_WHAT TO WORK ON_
Leave the pictures out and quote every line from the start of the listing to the line with "['rect', 'circle', 'triangle', 'triangleDown'];", inclusive.

_SOURCE MATERIAL_
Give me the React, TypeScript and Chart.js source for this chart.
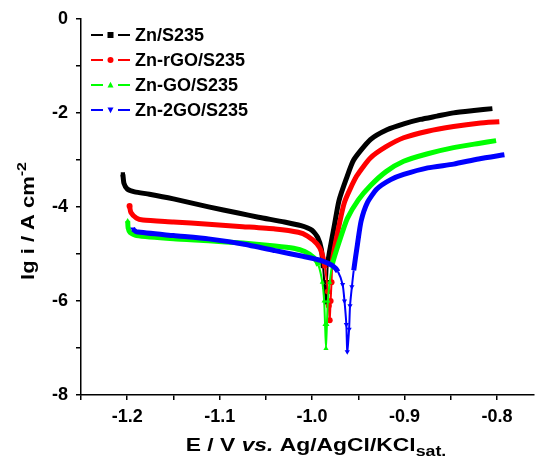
import React, { useEffect, useRef } from 'react';
import { Chart, registerables } from 'chart.js';

Chart.register(...registerables);

const seriesNames = ['Zn/S235', 'Zn-rGO/S235', 'Zn-GO/S235', 'Zn-2GO/S235'];
const seriesColors = ['#000000', '#ff0000', '#00ff00', '#0000ff'];
const seriesMarkers = ['rect', 'circle', 'triangle', 'triangleDown'];

// Zn/S235
const eZn = [-1.2047, -1.2035, -1.2, -1.192, -1.176, -1.15, -1.112, -1.08, -1.058, -1.03, -1.012, -1.0, -0.994, -0.99, -0.988, -0.9865, -0.985, -0.984, -0.983, -0.981, -0.976, -0.971, -0.963, -0.955, -0.937, -0.919, -0.9, -0.883, -0.865, -0.847, -0.825, -0.805];
const lgZn = [-3.31, -3.5, -3.62, -3.68, -3.73, -3.83, -4.0, -4.13, -4.22, -4.32, -4.4, -4.5, -4.65, -4.9, -5.3, -5.7, -6.03, -5.6, -5.2, -4.93, -4.4, -3.87, -3.4, -3.0, -2.57, -2.36, -2.23, -2.14, -2.07, -2.0, -1.95, -1.91];

// Zn-rGO/S235
const eRgo = [-1.1975, -1.196, -1.19, -1.183, -1.15, -1.112, -1.075, -1.04, -1.015, -1.005, -0.995, -0.99, -0.986, -0.983, -0.982, -0.981, -0.98, -0.979, -0.978, -0.973, -0.965, -0.952, -0.937, -0.92, -0.901, -0.875, -0.847, -0.82, -0.7975];
const lgRgo = [-3.98, -4.12, -4.24, -4.28, -4.32, -4.37, -4.42, -4.47, -4.54, -4.62, -4.78, -4.95, -5.3, -5.8, -6.1, -6.41, -6.0, -5.6, -5.14, -4.6, -3.9, -3.35, -2.96, -2.72, -2.53, -2.39, -2.29, -2.22, -2.19];

// Zn-GO/S235
const eGo = [-1.1995, -1.199, -1.197, -1.19, -1.15, -1.112, -1.075, -1.04, -1.02, -1.008, -0.998, -0.993, -0.989, -0.987, -0.986, -0.985, -0.984, -0.983, -0.981, -0.978, -0.97, -0.962, -0.95, -0.937, -0.92, -0.901, -0.875, -0.847, -0.82, -0.801];
const lgGo = [-4.3, -4.45, -4.54, -4.61, -4.68, -4.72, -4.77, -4.83, -4.88, -4.95, -5.08, -5.25, -5.6, -6.0, -6.5, -7.01, -6.5, -6.0, -5.6, -5.21, -4.7, -4.25, -3.85, -3.55, -3.25, -3.03, -2.87, -2.74, -2.65, -2.59];

// Zn-2GO/S235
const e2go = [-1.194, -1.19, -1.15, -1.112, -1.075, -1.04, -1.01, -0.99, -0.978, -0.972, -0.967, -0.965, -0.963, -0.962, -0.96, -0.959, -0.957, -0.955, -0.951, -0.947, -0.94, -0.93, -0.915, -0.901, -0.875, -0.847, -0.82, -0.792];
const lg2go = [-4.47, -4.53, -4.61, -4.68, -4.79, -4.93, -5.05, -5.14, -5.25, -5.38, -5.65, -6.0, -6.5, -7.08, -6.6, -6.1, -5.7, -5.35, -4.8, -4.3, -3.9, -3.62, -3.42, -3.31, -3.17, -3.09, -2.98, -2.89];

const seriesE = [eZn, eRgo, eGo, e2go];
const seriesLg = [lgZn, lgRgo, lgGo, lg2go];

const xMin = -1.25;
const xMax = -0.76;
const xStep = 0.05;
const yMin = -8;
const yMax = 0;
const yStep = 1;

const FONT = '"Liberation Sans", Arial, Helvetica, sans-serif';

function drawMarker(ctx: CanvasRenderingContext2D, kind: string, x: number, y: number, r: number, color: string) {
  ctx.save();
  ctx.fillStyle = color;
  ctx.beginPath();
  if (kind === 'rect') {
    ctx.rect(x - r, y - r, 2 * r, 2 * r);
  } else if (kind === 'circle') {
    ctx.arc(x, y, r, 0, Math.PI * 2);
  } else if (kind === 'triangle') {
    ctx.moveTo(x, y - r * 1.1);
    ctx.lineTo(x + r, y + r * 0.8);
    ctx.lineTo(x - r, y + r * 0.8);
    ctx.closePath();
  } else {
    ctx.moveTo(x, y + r * 1.1);
    ctx.lineTo(x + r, y - r * 0.8);
    ctx.lineTo(x - r, y - r * 0.8);
    ctx.closePath();
  }
  ctx.fill();
  ctx.restore();
}

type Part = { t: string; font: string; dy: number };

function drawParts(ctx: CanvasRenderingContext2D, parts: Part[], sx: number) {
  let total = 0;
  const widths = parts.map((p) => {
    ctx.font = p.font;
    const w = ctx.measureText(p.t).width * sx;
    total += w;
    return w;
  });
  let x = -total / 2;
  parts.forEach((p, i) => {
    ctx.save();
    ctx.font = p.font;
    ctx.translate(x, p.dy);
    ctx.scale(sx, 1);
    ctx.fillText(p.t, 0, 0);
    ctx.restore();
    x += widths[i];
  });
}

const overlayPlugin = {
  id: 'overlayText',
  afterDraw(chart: any) {
    const ctx: CanvasRenderingContext2D = chart.ctx;
    const ca = chart.chartArea;
    ctx.save();
    // legend
    seriesNames.forEach((name, i) => {
      const y = 35 + i * 25;
      const x0 = ca.left + 10;
      ctx.strokeStyle = seriesColors[i];
      ctx.lineWidth = 2;
      ctx.beginPath();
      ctx.moveTo(x0, y);
      ctx.lineTo(x0 + 12, y);
      ctx.moveTo(x0 + 27, y);
      ctx.lineTo(x0 + 39, y);
      ctx.stroke();
      drawMarker(ctx, seriesMarkers[i], x0 + 19.5, y, 3, seriesColors[i]);
      ctx.fillStyle = '#000';
      ctx.font = `bold 18px ${FONT}`;
      ctx.textBaseline = 'middle';
      ctx.textAlign = 'left';
      ctx.fillText(name, x0 + 44, y + 1);
    });

    // x title
    ctx.fillStyle = '#000';
    ctx.textBaseline = 'alphabetic';
    ctx.textAlign = 'left';
    ctx.save();
    ctx.translate(316, 451);
    drawParts(
      ctx,
      [
        { t: 'E / V ', font: `bold 18px ${FONT}`, dy: 0 },
        { t: 'vs.', font: `italic bold 18px ${FONT}`, dy: 0 },
        { t: ' Ag/AgCl/KCl', font: `bold 18px ${FONT}`, dy: 0 },
        { t: 'sat.', font: `bold 14px ${FONT}`, dy: 5 },
      ],
      1.27
    );
    ctx.restore();

    // y title
    ctx.save();
    ctx.translate(34, 221);
    ctx.rotate(-Math.PI / 2);
    drawParts(
      ctx,
      [
        { t: 'lg i / A cm', font: `bold 18px ${FONT}`, dy: 0 },
        { t: '-2', font: `bold 13px ${FONT}`, dy: -8 },
      ],
      1.22
    );
    ctx.restore();
    ctx.restore();
  },
};

export default function App() {
  const canvasRef = useRef<HTMLCanvasElement | null>(null);

  useEffect(() => {
    const canvas = canvasRef.current;
    if (!canvas) return;
    const datasets = seriesNames.map((name, i) => {
      const data = seriesE[i].map((e, j) => ({ x: e, y: seriesLg[i][j] }));
      const marker = seriesMarkers[i];
      return {
        label: name,
        data,
        borderColor: seriesColors[i],
        backgroundColor: seriesColors[i],
        pointBackgroundColor: seriesColors[i],
        pointBorderColor: seriesColors[i],
        pointBorderWidth: 0,
        pointStyle: marker === 'rect' ? 'rect' : marker === 'circle' ? 'circle' : 'triangle',
        rotation: marker === 'triangleDown' ? 180 : 0,
        pointRadius: (c: any) => {
          const idx = c.dataIndex;
          const p = data[idx];
          if (!p) return 0;
          if (idx === 0) return 3;
          return p.y < -5.4 ? 3 : 0;
        },
        borderWidth: 5,
        tension: 0.2,
        order: 4 - i,
        segment: {
          borderWidth: (c: any) => {
            const a = data[c.p0DataIndex];
            const b = data[c.p1DataIndex];
            return a && b && (a.y < -5.4 || b.y < -5.4) ? 2 : 5;
          },
        },
      };
    });

    const chart = new Chart(canvas, {
      type: 'line',
      data: { datasets },
      options: {
        animation: false,
        responsive: false,
        maintainAspectRatio: false,
        devicePixelRatio: 1,
        layout: { padding: { top: 17, right: 0, left: 0, bottom: 0 } },
        plugins: {
          legend: { display: false },
          tooltip: { enabled: false },
          title: { display: false },
        },
        scales: {
          x: {
            type: 'linear',
            min: xMin,
            max: xMax,
            afterFit: (s: any) => {
              s.height = 65;
            },
            border: { display: true, color: '#000', width: 1.5 },
            grid: {
              drawOnChartArea: false,
              drawTicks: true,
              tickLength: 5,
              color: '#000',
              lineWidth: 1.5,
            },
            ticks: {
              stepSize: xStep,
              includeBounds: false,
              autoSkip: false,
              maxRotation: 0,
              padding: 6,
              color: '#000',
              font: { family: FONT, size: 18, weight: 'bold' },
              callback: (v: any) => {
                const k = Math.round(Number(v) * 100);
                return k % 10 === 0 ? (Number(v)).toFixed(1) : '';
              },
            },
          },
          y: {
            type: 'linear',
            min: yMin,
            max: yMax,
            afterFit: (s: any) => {
              s.width = 81;
            },
            border: { display: true, color: '#000', width: 1.5 },
            grid: {
              drawOnChartArea: false,
              drawTicks: true,
              tickLength: 5,
              color: '#000',
              lineWidth: 1.5,
            },
            ticks: {
              stepSize: yStep,
              autoSkip: false,
              padding: 8,
              color: '#000',
              font: { family: FONT, size: 18, weight: 'bold' },
              callback: (v: any) => {
                const n = Math.round(Number(v));
                return n % 2 === 0 ? String(n) : '';
              },
            },
          },
        },
      },
      plugins: [overlayPlugin],
    } as any);

    return () => {
      chart.destroy();
    };
  }, []);

  return (
    <div style={{ position: 'absolute', left: 0, top: 0, width: 538, height: 460, background: '#fff' }}>
      <canvas ref={canvasRef} width={538} height={460} style={{ width: 538, height: 460, display: 'block' }} />
    </div>
  );
}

_RESULT OF THE TASK_
Give me the React, TypeScript and Chart.js source for this chart.
import React, { useEffect, useRef } from 'react';
import { Chart, registerables } from 'chart.js';

Chart.register(...registerables);

const seriesNames = ['Zn/S235', 'Zn-rGO/S235', 'Zn-GO/S235', 'Zn-2GO/S235'];
const seriesColors = ['#000000', '#ff0000', '#00ff00', '#0000ff'];
const seriesMarkers = ['rect', 'circle', 'triangle', 'triangleDown'];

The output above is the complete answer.